Each line that holds the word "with" should be returned.

"""

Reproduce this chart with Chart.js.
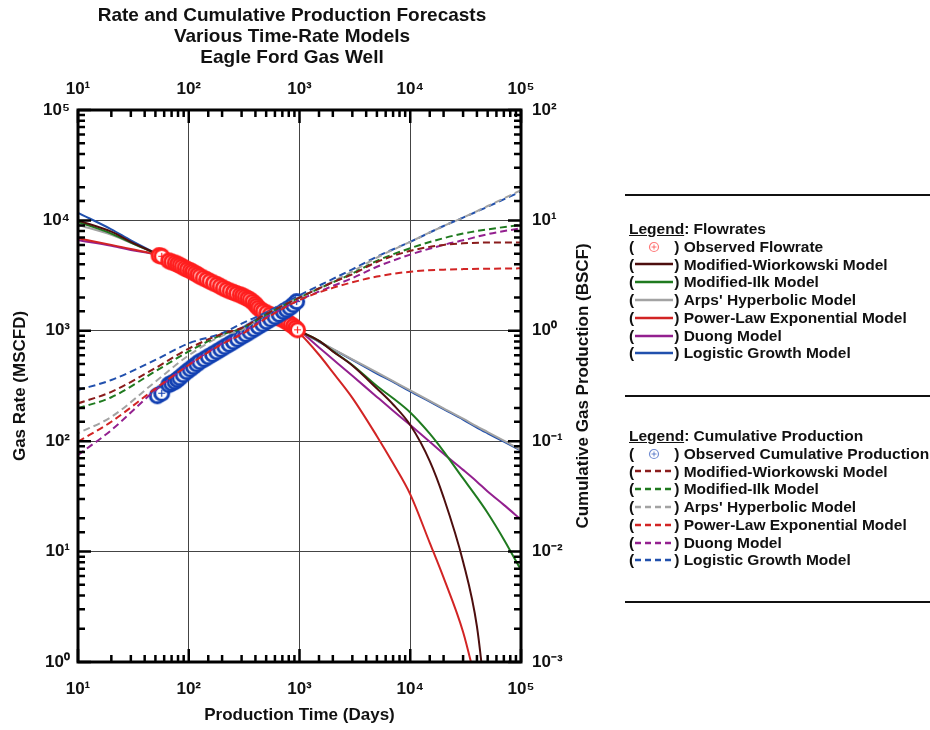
<!DOCTYPE html>
<html>
<head>
<meta charset="utf-8">
<script src="https://cdn.jsdelivr.net/npm/chart.js@4.4.0/dist/chart.umd.min.js"></script>
<style>
  body { margin: 0; background: #fff; }
  #wrap { position: relative; width: 930px; height: 730px; font-family: Arial, "Liberation Sans", sans-serif; }
  #chart { position: absolute; left: 0; top: 0; }
  .rule { position: absolute; left: 625px; width: 305px; height: 2px; background: #111; }
  .legend { position: absolute; left: 629px; font-weight: bold; font-size: 15.5px; color: #111; }
  .legend .row { display: flex; align-items: center; white-space: nowrap; height: 17.8px; }
  .legend svg { margin: 0 1px 0 1px; }
</style>
</head>
<body>
<div id="wrap">
  <canvas id="chart" width="930" height="730"></canvas>
  <div class="rule" style="top:194px"></div>
  <div class="legend" id="legendRate" style="top:220px"></div>
  <div class="rule" style="top:395px"></div>
  <div class="legend" id="legendCum" style="top:427px"></div>
  <div class="rule" style="top:601px"></div>
</div>
<script>
// ---- data ----
// observed flowrate (days, MSCFD)
const rateObsDays = [54, 57, 66, 70, 75, 79, 83, 87, 92, 97, 103, 108, 114, 120, 126, 135, 145, 155, 167, 180, 192, 205, 220, 236, 253, 270, 290, 305, 322, 340, 357, 377, 397, 410, 425, 447, 471, 505, 542, 580, 622, 668, 715, 752, 793, 835, 880, 920, 960];
const rateObs = [4800, 4730, 4300, 4200, 4110, 4010, 3920, 3810, 3700, 3600, 3510, 3410, 3320, 3220, 3120, 3010, 2910, 2810, 2710, 2620, 2530, 2440, 2360, 2290, 2230, 2170, 2120, 2070, 2020, 1960, 1910, 1830, 1750, 1680, 1610, 1550, 1500, 1450, 1400, 1360, 1325, 1290, 1260, 1220, 1180, 1140, 1100, 1060, 1020];

// observed cumulative production (days, BSCF)
const cumObsDays = [52, 57, 66, 70, 75, 79, 83, 89, 96, 103, 110, 118, 126, 138, 150, 164, 179, 195, 212, 232, 253, 276, 301, 328, 357, 390, 425, 465, 505, 550, 601, 655, 715, 765, 820, 880, 942];
const cumObs = [0.258, 0.272, 0.325, 0.335, 0.346, 0.361, 0.376, 0.40, 0.426, 0.45, 0.473, 0.50, 0.525, 0.553, 0.582, 0.613, 0.646, 0.68, 0.717, 0.755, 0.795, 0.84, 0.885, 0.93, 0.98, 1.035, 1.09, 1.15, 1.21, 1.275, 1.34, 1.41, 1.49, 1.55, 1.62, 1.72, 1.84];

// model rate forecasts (MSCFD)
const modelDays = [10, 20, 30, 57, 100, 200, 300, 500, 700, 1000, 1500, 2000, 3000, 5000, 7000, 10000, 15000, 20000, 30000, 40000, 50000, 70000, 100000];
const wiorkowskiRate = [10000, 7900, 6400, 4730, 3530, 2480, 2090, 1460, 1270, 1000, 810, 650, 485, 300, 215, 140, 66, 31, 8.1, 2.1, 0.3, null, null];
const ilkRate = [9700, 7600, 6300, 4730, 3530, 2480, 2090, 1460, 1270, 1000, 810, 655, 490, 316, 245, 182, 117, 81, 46, 31, 22.4, 12.9, 6.8];
const arpsRate = [9100, 7400, 6250, 4730, 3530, 2480, 2090, 1460, 1270, 1000, 803, 687, 552, 420, 350, 288, 232, 198, 160, 136, 121, 101, 83];
const pleRate = [6900, 6000, 5500, 4730, 3530, 2480, 2090, 1460, 1250, 950, 607, 420, 247, 111, 63, 33, 12, 5.8, 1.87, 0.6, null, null, null];
const duongRate = [6600, 5900, 5400, 4730, 3530, 2480, 2090, 1460, 1270, 1000, 707, 553, 391, 252, 189, 140, 99, 77, 55, 43, 35, 26.5, 19.5];
const logisticRate = [11700, 8300, 6600, 4730, 3530, 2480, 2090, 1460, 1270, 1000, 795, 680, 545, 410, 345, 282, 228, 195, 157, 133, 118, 99, 82];

// model cumulative forecasts (BSCF)
const cumDays = [10, 20, 50, 100, 200, 300, 500, 1000, 2000, 3000, 5000, 10000, 20000, 30000, 50000, 100000];
const wiorkowskiCum = [0.220, 0.28, 0.46, 0.69, 0.94, 1.06, 1.42, 2.0, 2.75, 3.25, 4.2, 5.3, 6.0, 6.2, 6.3, 6.3];
const ilkCum = [0.199, 0.25, 0.43, 0.65, 0.92, 1.05, 1.40, 2.0, 2.75, 3.3, 4.3, 5.6, 6.9, 7.6, 8.3, 9.1];
const arpsCum = [0.118, 0.166, 0.346, 0.60, 0.90, 1.02, 1.42, 2.0, 2.8, 3.45, 4.6, 6.4, 8.9, 10.6, 13.5, 18.8];
const pleCum = [0.099, 0.15, 0.30, 0.49, 0.76, 0.93, 1.30, 1.9, 2.45, 2.75, 3.1, 3.43, 3.58, 3.62, 3.65, 3.68];
const duongCum = [0.075, 0.126, 0.29, 0.49, 0.77, 0.95, 1.32, 1.9, 2.55, 3.0, 3.8, 4.9, 6.0, 6.6, 7.5, 8.5];
const logisticCum = [0.291, 0.358, 0.545, 0.77, 0.95, 1.16, 1.47, 2.1, 2.95, 3.6, 4.7, 6.4, 8.9, 10.6, 13.3, 18.3];

const modelNames = ["Modified-Wiorkowski Model", "Modified-Ilk Model", "Arps' Hyperbolic Model", "Power-Law Exponential Model", "Duong Model", "Logistic Growth Model"];
const rateSeries = [wiorkowskiRate, ilkRate, arpsRate, pleRate, duongRate, logisticRate];
const cumSeries = [wiorkowskiCum, ilkCum, arpsCum, pleCum, duongCum, logisticCum];
const rateColors = ["#4d0e0e", "#1f7a1f", "#a3a3a3", "#d22424", "#93208f", "#2150ad"];
const cumColors = ["#8a1c1c", "#1f7a1f", "#a3a3a3", "#d22424", "#93208f", "#2150ad"];
const obsRateColor = "#ff1e1e";
const obsCumColor = "#1240b2";

const FONT = 'Arial, "Liberation Sans", sans-serif';
Chart.defaults.font.family = FONT;
Chart.defaults.color = "#111";

// circle with a plus, like the plotted observations
const makeMarker = (color, r, lw) => {
  const size = Math.ceil(2 * r + lw + 2);
  const c = document.createElement("canvas");
  c.width = c.height = size;
  const g = c.getContext("2d");
  const m = size / 2;
  g.beginPath();
  g.arc(m, m, r, 0, 2 * Math.PI);
  g.fillStyle = "#fff";
  g.fill();
  g.lineWidth = lw;
  g.strokeStyle = color;
  g.stroke();
  g.lineWidth = 1.2;
  g.beginPath();
  g.moveTo(m - r * 0.5, m); g.lineTo(m + r * 0.5, m);
  g.moveTo(m, m - r * 0.5); g.lineTo(m, m + r * 0.5);
  g.stroke();
  return c;
};

const sup = { "0": "\u2070", "1": "\u00B9", "2": "\u00B2", "3": "\u00B3", "4": "\u2074", "5": "\u2075", "-": "\u207B" };
const isDecade = (v) => Math.abs(Math.log10(v) - Math.round(Math.log10(v))) < 1e-6;
const decadeLabel = (v) => {
  if (!isDecade(v)) return "";
  const e = String(Math.round(Math.log10(v)));
  return "10" + e.split("").map((ch) => sup[ch]).join("");
};

const toPoints = (xs, ys) => xs.map((x, i) => ({ x: x, y: ys[i] }));

let datasets = [];
cumSeries.forEach((vals, i) => {
  datasets.push({
    label: modelNames[i] + " (cumulative)",
    data: toPoints(cumDays, vals),
    yAxisID: "y2",
    borderColor: cumColors[i],
    borderWidth: 2,
    borderDash: [7, 4],
    borderDashOffset: i === 2 ? 5 : 0,
    pointRadius: 0,
    cubicInterpolationMode: "monotone",
    order: i === 5 ? 1 : 0,
  });
});
datasets.push({
  label: "Observed Cumulative Production",
  data: toPoints(cumObsDays, cumObs),
  yAxisID: "y2",
  showLine: false,
  pointStyle: makeMarker(obsCumColor, 7, 3),
  pointRadius: 8,
  order: 2,
});
datasets.push({
  label: "Observed Flowrate",
  data: toPoints(rateObsDays, rateObs),
  yAxisID: "y",
  showLine: false,
  pointStyle: makeMarker(obsRateColor, 7, 3),
  pointRadius: 8,
  order: 3,
});
rateSeries.forEach((vals, i) => {
  datasets.push({
    label: modelNames[i],
    data: toPoints(modelDays, vals),
    yAxisID: "y",
    borderColor: rateColors[i],
    borderWidth: 2,
    pointRadius: 0,
    cubicInterpolationMode: "monotone",
    order: i === 5 ? 5 : 4,
  });
});

// inward minor/major ticks, frame and right-hand axis title
const frameTicks = {
  id: "frameTicks",
  afterDatasetsDraw(chart) {
    const { ctx, chartArea: a, scales } = chart;
    ctx.save();
    ctx.strokeStyle = "#000";
    ctx.lineWidth = 2.5;
    ctx.beginPath();
    scales.x.ticks.forEach((t) => {
      const px = scales.x.getPixelForValue(t.value);
      const len = isDecade(t.value) ? 13 : 7;
      ctx.moveTo(px, a.bottom); ctx.lineTo(px, a.bottom - len);
      ctx.moveTo(px, a.top); ctx.lineTo(px, a.top + len);
    });
    scales.y.ticks.forEach((t) => {
      const py = scales.y.getPixelForValue(t.value);
      const len = isDecade(t.value) ? 13 : 7;
      ctx.moveTo(a.left, py); ctx.lineTo(a.left + len, py);
      ctx.moveTo(a.right, py); ctx.lineTo(a.right - len, py);
    });
    ctx.stroke();
    ctx.lineWidth = 3;
    ctx.strokeRect(a.left, a.top, a.right - a.left, a.bottom - a.top);

    ctx.translate(583, (a.top + a.bottom) / 2);
    ctx.rotate(-Math.PI / 2);
    ctx.font = "bold 17px " + FONT;
    ctx.fillStyle = "#111";
    ctx.textAlign = "center";
    ctx.textBaseline = "middle";
    ctx.fillText(chart.options.scales.y2.title.text, 0, 0);
    ctx.restore();
  },
};

const tickFont = { size: 17, weight: "bold" };
const gridDecades = {
  drawTicks: false,
  lineWidth: 1,
  color: (c) => (c.tick && isDecade(c.tick.value) ? "#444" : "rgba(0,0,0,0)"),
};

new Chart(document.getElementById("chart"), {
  type: "line",
  data: { datasets: datasets },
  options: {
    responsive: false,
    animation: false,
    layout: { padding: { left: 0, right: 346, top: 0, bottom: 0 } },
    plugins: {
      legend: { display: false },
      tooltip: { enabled: false },
      title: {
        display: true,
        text: ["Rate and Cumulative Production Forecasts", "Various Time-Rate Models", "Eagle Ford Gas Well"],
        font: { size: 19, weight: "bold", lineHeight: 1.12 },
        color: "#111",
        padding: { top: 5, bottom: 0 },
      },
    },
    scales: {
      x: {
        type: "logarithmic",
        position: "bottom",
        min: 10,
        max: 100000,
        grid: gridDecades,
        border: { display: false },
        ticks: { autoSkip: false, maxRotation: 0, padding: 17, font: tickFont, callback: decadeLabel },
        title: { display: true, text: "Production Time (Days)", font: { size: 17, weight: "bold" }, padding: { top: 0, bottom: 4 } },
        afterFit: (s) => { s.height = 68; },
      },
      x2: {
        type: "logarithmic",
        position: "top",
        min: 10,
        max: 100000,
        grid: { display: false },
        border: { display: false },
        ticks: { autoSkip: false, maxRotation: 0, padding: 2, font: tickFont, callback: decadeLabel },
        afterFit: (s) => { s.height = 110 - (5 + 3 * 19 * 1.12); },
      },
      y: {
        type: "logarithmic",
        position: "left",
        min: 1,
        max: 100000,
        grid: gridDecades,
        border: { display: false },
        ticks: { autoSkip: false, padding: 8, font: tickFont, callback: decadeLabel },
        title: { display: true, text: "Gas Rate (MSCFD)", font: { size: 17, weight: "bold" }, padding: { top: 10, bottom: 0 } },
        afterFit: (s) => { s.width = 78; },
      },
      y2: {
        type: "logarithmic",
        position: "right",
        min: 0.001,
        max: 100,
        grid: { display: false },
        border: { display: false },
        ticks: { autoSkip: false, padding: 3, font: tickFont, callback: decadeLabel },
        title: { display: false, text: "Cumulative Gas Production (BSCF)" },
        afterFit: (s) => { s.width = 930 - 346 - 521; },
      },
    },
  },
  plugins: [frameTicks],
});

// ---- legend panels ----
const lineSample = (color, dashed) =>
  '<svg width="38" height="10"><line x1="0" y1="5" x2="38" y2="5" stroke="' + color +
  '" stroke-width="2.5"' + (dashed ? ' stroke-dasharray="6 4"' : "") + "/></svg>";
const markerSample = (color) =>
  '<svg width="38" height="12"><circle cx="19" cy="6" r="4.5" fill="#fff" stroke="' + color +
  '" stroke-opacity="0.6" stroke-width="1.2"/><path d="M16.5 6h5M19 3.5v5" stroke="' + color +
  '" stroke-opacity="0.6" stroke-width="1"/></svg>';

const buildLegend = (el, heading, obsLabel, obsColor, colors, dashed) => {
  let html = '<div class="row"><span><u>Legend</u>: ' + heading + "</span></div>";
  html += '<div class="row">(' + markerSample(obsColor) + ")&nbsp;" + obsLabel + "</div>";
  modelNames.forEach((name, i) => {
    html += '<div class="row">(' + lineSample(colors[i], dashed) + ")&nbsp;" + name + "</div>";
  });
  el.innerHTML = html;
};
buildLegend(document.getElementById("legendRate"), "Flowrates", "Observed Flowrate", obsRateColor, rateColors, false);
buildLegend(document.getElementById("legendCum"), "Cumulative Production", "Observed Cumulative Production", obsCumColor, cumColors, true);
</script>
</body>
</html>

"""

RESULT OF THIS EXERCISE ▸
Reproduce this chart with Chart.js.
// circle with a plus, like the plotted observations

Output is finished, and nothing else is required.